:: Work to complete ::
Write out the material exactly, without any of its pictures.

:: Dataset section ::
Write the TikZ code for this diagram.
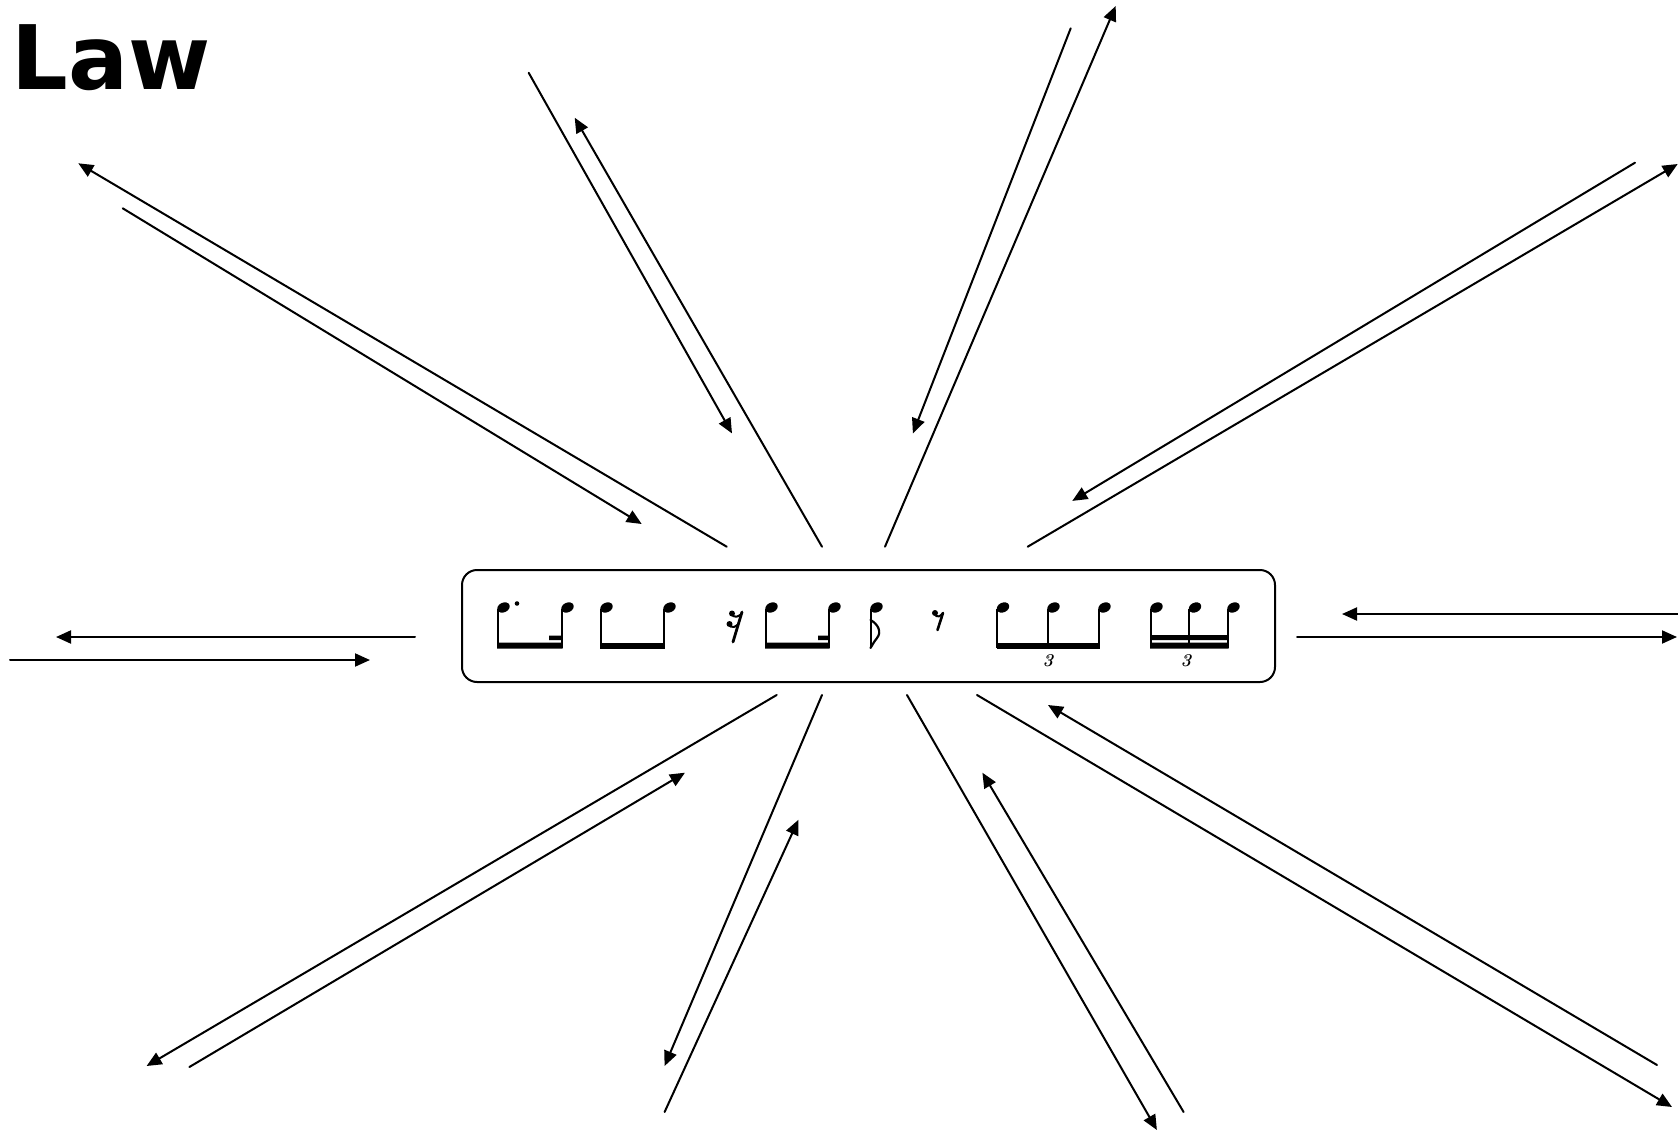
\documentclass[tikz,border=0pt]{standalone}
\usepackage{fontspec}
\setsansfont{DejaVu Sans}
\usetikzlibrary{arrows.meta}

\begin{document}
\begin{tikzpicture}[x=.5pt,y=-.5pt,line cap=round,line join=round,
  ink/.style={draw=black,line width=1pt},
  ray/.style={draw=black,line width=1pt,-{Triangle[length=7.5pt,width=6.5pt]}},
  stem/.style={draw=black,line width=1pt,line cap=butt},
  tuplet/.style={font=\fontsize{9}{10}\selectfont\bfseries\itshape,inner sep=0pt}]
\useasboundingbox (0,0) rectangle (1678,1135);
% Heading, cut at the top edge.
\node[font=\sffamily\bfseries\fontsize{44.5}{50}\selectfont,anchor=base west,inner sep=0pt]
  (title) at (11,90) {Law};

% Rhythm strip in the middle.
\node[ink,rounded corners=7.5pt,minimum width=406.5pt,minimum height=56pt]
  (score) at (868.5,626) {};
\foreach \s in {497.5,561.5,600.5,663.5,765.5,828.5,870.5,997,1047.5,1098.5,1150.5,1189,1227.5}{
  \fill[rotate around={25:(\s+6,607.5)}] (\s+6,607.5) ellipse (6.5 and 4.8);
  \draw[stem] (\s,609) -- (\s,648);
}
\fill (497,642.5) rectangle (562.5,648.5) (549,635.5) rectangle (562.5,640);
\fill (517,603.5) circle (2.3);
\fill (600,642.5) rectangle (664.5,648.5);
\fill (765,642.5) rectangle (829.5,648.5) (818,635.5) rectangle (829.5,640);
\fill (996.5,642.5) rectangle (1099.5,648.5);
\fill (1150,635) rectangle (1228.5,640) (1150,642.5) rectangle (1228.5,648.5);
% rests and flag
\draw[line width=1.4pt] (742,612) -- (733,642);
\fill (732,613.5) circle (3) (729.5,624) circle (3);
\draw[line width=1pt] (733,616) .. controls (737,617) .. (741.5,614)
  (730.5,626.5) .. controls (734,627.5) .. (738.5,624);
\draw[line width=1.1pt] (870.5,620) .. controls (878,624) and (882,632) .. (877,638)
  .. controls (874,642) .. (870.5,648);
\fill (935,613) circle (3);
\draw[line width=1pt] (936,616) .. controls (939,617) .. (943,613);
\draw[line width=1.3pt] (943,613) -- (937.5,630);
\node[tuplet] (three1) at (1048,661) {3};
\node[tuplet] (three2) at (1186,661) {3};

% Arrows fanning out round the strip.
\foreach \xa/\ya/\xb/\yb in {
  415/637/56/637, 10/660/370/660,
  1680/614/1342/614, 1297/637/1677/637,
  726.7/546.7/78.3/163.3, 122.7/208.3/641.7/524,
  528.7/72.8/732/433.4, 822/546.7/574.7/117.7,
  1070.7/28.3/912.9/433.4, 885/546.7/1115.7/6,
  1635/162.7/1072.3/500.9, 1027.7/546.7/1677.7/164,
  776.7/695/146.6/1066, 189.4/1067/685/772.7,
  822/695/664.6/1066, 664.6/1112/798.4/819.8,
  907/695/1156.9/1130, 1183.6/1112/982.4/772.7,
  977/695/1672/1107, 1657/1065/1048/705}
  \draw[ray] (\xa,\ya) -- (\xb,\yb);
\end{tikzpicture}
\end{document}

:: In response ::
Write the TikZ code for this diagram.
\documentclass[tikz,border=0pt]{standalone}
\usepackage{fontspec}
\setsansfont{DejaVu Sans}
\usetikzlibrary{arrows.meta}

\begin{document}
\begin{tikzpicture}[x=.5pt,y=-.5pt,line cap=round,line join=round,
  ink/.style={draw=black,line width=1pt},
  ray/.style={draw=black,line width=1pt,-{Triangle[length=7.5pt,width=6.5pt]}},
  stem/.style={draw=black,line width=1pt,line cap=butt},
  tuplet/.style={font=\fontsize{9}{10}\selectfont\bfseries\itshape,inner sep=0pt}]
\useasboundingbox (0,0) rectangle (1678,1135);
% Heading, cut at the top edge.
\node[font=\sffamily\bfseries\fontsize{44.5}{50}\selectfont,anchor=base west,inner sep=0pt]
  (title) at (11,90) {Law};

% Rhythm strip in the middle.
\node[ink,rounded corners=7.5pt,minimum width=406.5pt,minimum height=56pt]
  (score) at (868.5,626) {};
\foreach \s in {497.5,561.5,600.5,663.5,765.5,828.5,870.5,997,1047.5,1098.5,1150.5,1189,1227.5}{
  \fill[rotate around={25:(\s+6,607.5)}] (\s+6,607.5) ellipse (6.5 and 4.8);
  \draw[stem] (\s,609) -- (\s,648);
}
\fill (497,642.5) rectangle (562.5,648.5) (549,635.5) rectangle (562.5,640);
\fill (517,603.5) circle (2.3);
\fill (600,642.5) rectangle (664.5,648.5);
\fill (765,642.5) rectangle (829.5,648.5) (818,635.5) rectangle (829.5,640);
\fill (996.5,642.5) rectangle (1099.5,648.5);
\fill (1150,635) rectangle (1228.5,640) (1150,642.5) rectangle (1228.5,648.5);
% rests and flag
\draw[line width=1.4pt] (742,612) -- (733,642);
\fill (732,613.5) circle (3) (729.5,624) circle (3);
\draw[line width=1pt] (733,616) .. controls (737,617) .. (741.5,614)
  (730.5,626.5) .. controls (734,627.5) .. (738.5,624);
\draw[line width=1.1pt] (870.5,620) .. controls (878,624) and (882,632) .. (877,638)
  .. controls (874,642) .. (870.5,648);
\fill (935,613) circle (3);
\draw[line width=1pt] (936,616) .. controls (939,617) .. (943,613);
\draw[line width=1.3pt] (943,613) -- (937.5,630);
\node[tuplet] (three1) at (1048,661) {3};
\node[tuplet] (three2) at (1186,661) {3};

% Arrows fanning out round the strip.
\foreach \xa/\ya/\xb/\yb in {
  415/637/56/637, 10/660/370/660,
  1680/614/1342/614, 1297/637/1677/637,
  726.7/546.7/78.3/163.3, 122.7/208.3/641.7/524,
  528.7/72.8/732/433.4, 822/546.7/574.7/117.7,
  1070.7/28.3/912.9/433.4, 885/546.7/1115.7/6,
  1635/162.7/1072.3/500.9, 1027.7/546.7/1677.7/164,
  776.7/695/146.6/1066, 189.4/1067/685/772.7,
  822/695/664.6/1066, 664.6/1112/798.4/819.8,
  907/695/1156.9/1130, 1183.6/1112/982.4/772.7,
  977/695/1672/1107, 1657/1065/1048/705}
  \draw[ray] (\xa,\ya) -- (\xb,\yb);
\end{tikzpicture}
\end{document}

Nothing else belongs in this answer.